§ TASK REQUIREMENTS: Begin with the first line below and retype each line exactly through the line containing "(0,0) rectangle (1717,1237);". Any pictures are to be left out.

§ SOURCE DATA:
====
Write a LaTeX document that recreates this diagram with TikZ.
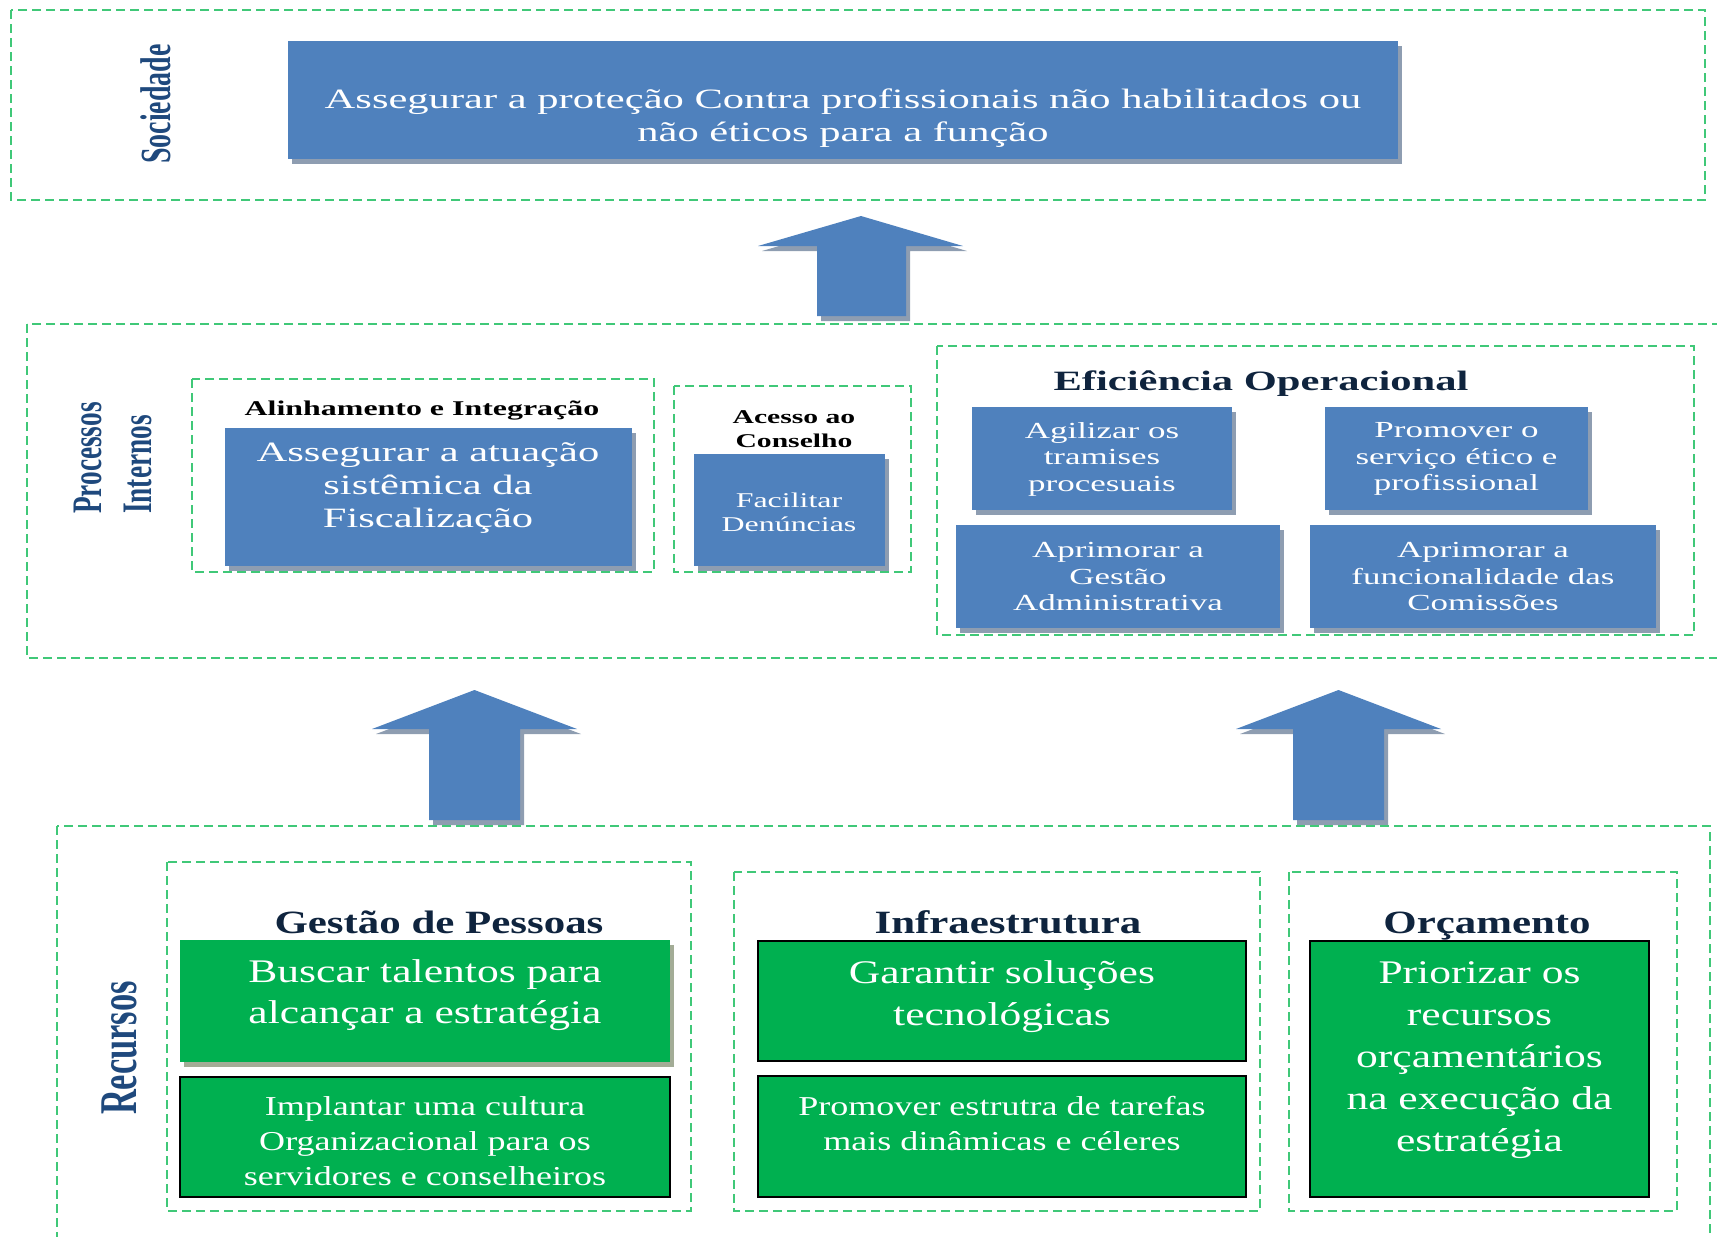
\documentclass[tikz,border=0pt]{standalone}
\usepackage{fontspec}
\usepackage{graphicx}
\setmainfont{Liberation Serif}
\newfontfamily\bluefont[FakeStretch=1.52]{Liberation Serif}
\newfontfamily\greenfont[FakeStretch=1.32]{Liberation Serif}
\newfontfamily\sidefont[FakeStretch=0.65]{Liberation Serif}
\usetikzlibrary{shadows}
\definecolor{boxblue}{HTML}{4F81BD}
\definecolor{boxgreen}{HTML}{00B050}
\definecolor{dashgreen}{HTML}{40C878}
\definecolor{shadowblue}{HTML}{8E9DB1}
\definecolor{shadowgreen}{HTML}{A3AC96}
\definecolor{sidenavy}{HTML}{1F497D}
\definecolor{titlenavy}{HTML}{0F243E}
\begin{document}
\begin{tikzpicture}[x=1pt,y=-1pt,
  grp/.style={draw=dashgreen,line width=1.5pt,dash pattern=on 9pt off 5pt},
  bbox/.style={fill=boxblue,inner sep=0pt,
    general shadow={fill=shadowblue,shadow xshift=4pt,shadow yshift=-5pt}},
  gbox/.style={fill=boxgreen,draw=black,line width=1.6pt,inner sep=0pt},
  gboxs/.style={fill=boxgreen,inner sep=0pt,
    general shadow={fill=shadowgreen,shadow xshift=4pt,shadow yshift=-5pt}},
  btxt/.style={text=white,align=center,inner sep=0pt},
  ttl/.style={align=center,inner sep=0pt},
  side/.style={rotate=90,text=sidenavy,inner sep=0pt,font=\sidefont\bfseries},
  barrow/.style={fill=boxblue,
    general shadow={fill=shadowblue,shadow xshift=4pt,shadow yshift=-5pt}}
]
\useasboundingbox (0,0) rectangle (1717,1237);

% ---------- Sociedade ----------
\draw[grp] (11,10) rectangle (1705,200);
\node[side,font=\sidefont\bfseries\fontsize{43}{50}\selectfont] (lsoc) at (156,104) {Sociedade};
\node[bbox,minimum width=1110pt,minimum height=118pt] (soc) at (843,100) {};
\node[btxt,font=\bluefont\fontsize{28}{33}\selectfont] (soct) at (843,118)
  {Assegurar a proteção Contra profissionais não habilitados ou\\não éticos para a função};

% ---------- arrow top ----------
\coordinate (a1) at (861,216);
\path[barrow] (a1) -- (963,246) -- (906,246) -- (906,316) -- (817,316) -- (817,246) -- (758,246) -- cycle;

% ---------- Processos Internos ----------
\draw[grp] (27,324) rectangle (1730,658);
\node[side,align=left,font=\sidefont\bfseries\fontsize{42}{50}\selectfont] (lproc) at (113,458) {Processos\\Internos};

\draw[grp] (192,379) rectangle (654,572);
\node[ttl,font=\bluefont\bfseries\fontsize{21}{24}\selectfont] (alin) at (422,410) {Alinhamento e Integração};
\node[bbox,minimum width=407pt,minimum height=138pt] (atua) at (428.5,497) {};
\node[btxt,font=\bluefont\fontsize{28}{33}\selectfont] (atuat) at (428,488)
  {Assegurar a atuação\\sistêmica da\\Fiscalização};

\draw[grp] (674,386) rectangle (911,572);
\node[ttl,font=\bluefont\bfseries\fontsize{19.5}{24}\selectfont] (aces) at (794,429) {Acesso ao\\Conselho};
\node[bbox,minimum width=191pt,minimum height=112pt] (faci) at (789.5,510) {};
\node[btxt,font=\bluefont\fontsize{21}{24}\selectfont] (facit) at (789,512) {Facilitar\\Denúncias};

\draw[grp] (937,346) rectangle (1694,635);
\node[ttl,text=titlenavy,font=\bluefont\bfseries\fontsize{28}{32}\selectfont] (efic) at (1261,384) {Eficiência Operacional};
\node[bbox,minimum width=260pt,minimum height=103pt] (agil) at (1102,458.5) {};
\node[btxt,font=\bluefont\fontsize{23}{26.5}\selectfont] (agilt) at (1102,459) {Agilizar os\\tramises\\procesuais};
\node[bbox,minimum width=263pt,minimum height=103pt] (prom) at (1456.5,458.5) {};
\node[btxt,font=\bluefont\fontsize{23}{26.5}\selectfont] (promt) at (1456.5,459) {Promover o\\serviço ético e\\profissional};
\node[bbox,minimum width=324pt,minimum height=103pt] (gest) at (1118,576.5) {};
\node[btxt,font=\bluefont\fontsize{23}{26.5}\selectfont] (gestt) at (1118,576.5) {Aprimorar a\\Gestão\\Administrativa};
\node[bbox,minimum width=346pt,minimum height=103pt] (func) at (1483,576.5) {};
\node[btxt,font=\bluefont\fontsize{23}{26.5}\selectfont] (funct) at (1483,576.5) {Aprimorar a\\funcionalidade das\\Comissões};

% ---------- arrows bottom ----------
\coordinate (a2) at (474.5,690);
\path[barrow] (a2) -- (577,729) -- (520,729) -- (520,820) -- (429,820) -- (429,729) -- (372,729) -- cycle;
\coordinate (a3) at (1338.5,690);
\path[barrow] (a3) -- (1441,729) -- (1384,729) -- (1384,820) -- (1293,820) -- (1293,729) -- (1236,729) -- cycle;

% ---------- Recursos ----------
\draw[grp] (57,826) rectangle (1710,1260);
\node[side,font=\sidefont\bfseries\fontsize{53}{60}\selectfont] (lrec) at (119,1048) {Recursos};

\draw[grp] (167,862) rectangle (691,1211);
\node[ttl,text=titlenavy,font=\greenfont\bfseries\fontsize{32.5}{38}\selectfont] (gpes) at (439,922) {Gestão de Pessoas};
\node[gboxs,minimum width=490pt,minimum height=122pt] (busc) at (425,1001) {};
\node[btxt,font=\greenfont\fontsize{33}{41}\selectfont] (busct) at (425,995) {Buscar talentos para\\alcançar a estratégia};
\node[gbox,minimum width=490pt,minimum height=120pt] (impl) at (425,1137) {};
\node[btxt,font=\greenfont\fontsize{27.3}{35}\selectfont] (implt) at (425,1141) {Implantar uma cultura\\Organizacional para os\\servidores e conselheiros};

\draw[grp] (734,872) rectangle (1260,1211);
\node[ttl,text=titlenavy,font=\greenfont\bfseries\fontsize{32.5}{38}\selectfont] (infr) at (1008,922) {Infraestrutura};
\node[gbox,minimum width=488pt,minimum height=120pt] (gara) at (1002,1001) {};
\node[btxt,font=\greenfont\fontsize{33}{42}\selectfont] (garat) at (1002,997) {Garantir soluções\\tecnológicas};
\node[gbox,minimum width=488pt,minimum height=121pt] (estr) at (1002,1136.5) {};
\node[btxt,font=\greenfont\fontsize{27.3}{35}\selectfont] (estrt) at (1002,1124) {Promover estrutra de tarefas\\mais dinâmicas e céleres};

\draw[grp] (1289,872) rectangle (1677,1211);
\node[ttl,text=titlenavy,font=\greenfont\bfseries\fontsize{32.5}{38}\selectfont] (orca) at (1487,926) {Orçamento};
\node[gbox,minimum width=339pt,minimum height=256pt] (prio) at (1479.5,1069) {};
\node[btxt,font=\greenfont\fontsize{33}{42}\selectfont] (priot) at (1479.5,1060) {Priorizar os\\recursos\\orçamentários\\na execução da\\estratégia};
\end{tikzpicture}
\end{document}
====
§ WRITTEN ANSWER:
Write a LaTeX document that recreates this diagram with TikZ.
\documentclass[tikz,border=0pt]{standalone}
\usepackage{fontspec}
\usepackage{graphicx}
\setmainfont{Liberation Serif}
\newfontfamily\bluefont[FakeStretch=1.52]{Liberation Serif}
\newfontfamily\greenfont[FakeStretch=1.32]{Liberation Serif}
\newfontfamily\sidefont[FakeStretch=0.65]{Liberation Serif}
\usetikzlibrary{shadows}
\definecolor{boxblue}{HTML}{4F81BD}
\definecolor{boxgreen}{HTML}{00B050}
\definecolor{dashgreen}{HTML}{40C878}
\definecolor{shadowblue}{HTML}{8E9DB1}
\definecolor{shadowgreen}{HTML}{A3AC96}
\definecolor{sidenavy}{HTML}{1F497D}
\definecolor{titlenavy}{HTML}{0F243E}
\begin{document}
\begin{tikzpicture}[x=1pt,y=-1pt,
  grp/.style={draw=dashgreen,line width=1.5pt,dash pattern=on 9pt off 5pt},
  bbox/.style={fill=boxblue,inner sep=0pt,
    general shadow={fill=shadowblue,shadow xshift=4pt,shadow yshift=-5pt}},
  gbox/.style={fill=boxgreen,draw=black,line width=1.6pt,inner sep=0pt},
  gboxs/.style={fill=boxgreen,inner sep=0pt,
    general shadow={fill=shadowgreen,shadow xshift=4pt,shadow yshift=-5pt}},
  btxt/.style={text=white,align=center,inner sep=0pt},
  ttl/.style={align=center,inner sep=0pt},
  side/.style={rotate=90,text=sidenavy,inner sep=0pt,font=\sidefont\bfseries},
  barrow/.style={fill=boxblue,
    general shadow={fill=shadowblue,shadow xshift=4pt,shadow yshift=-5pt}}
]
\useasboundingbox (0,0) rectangle (1717,1237);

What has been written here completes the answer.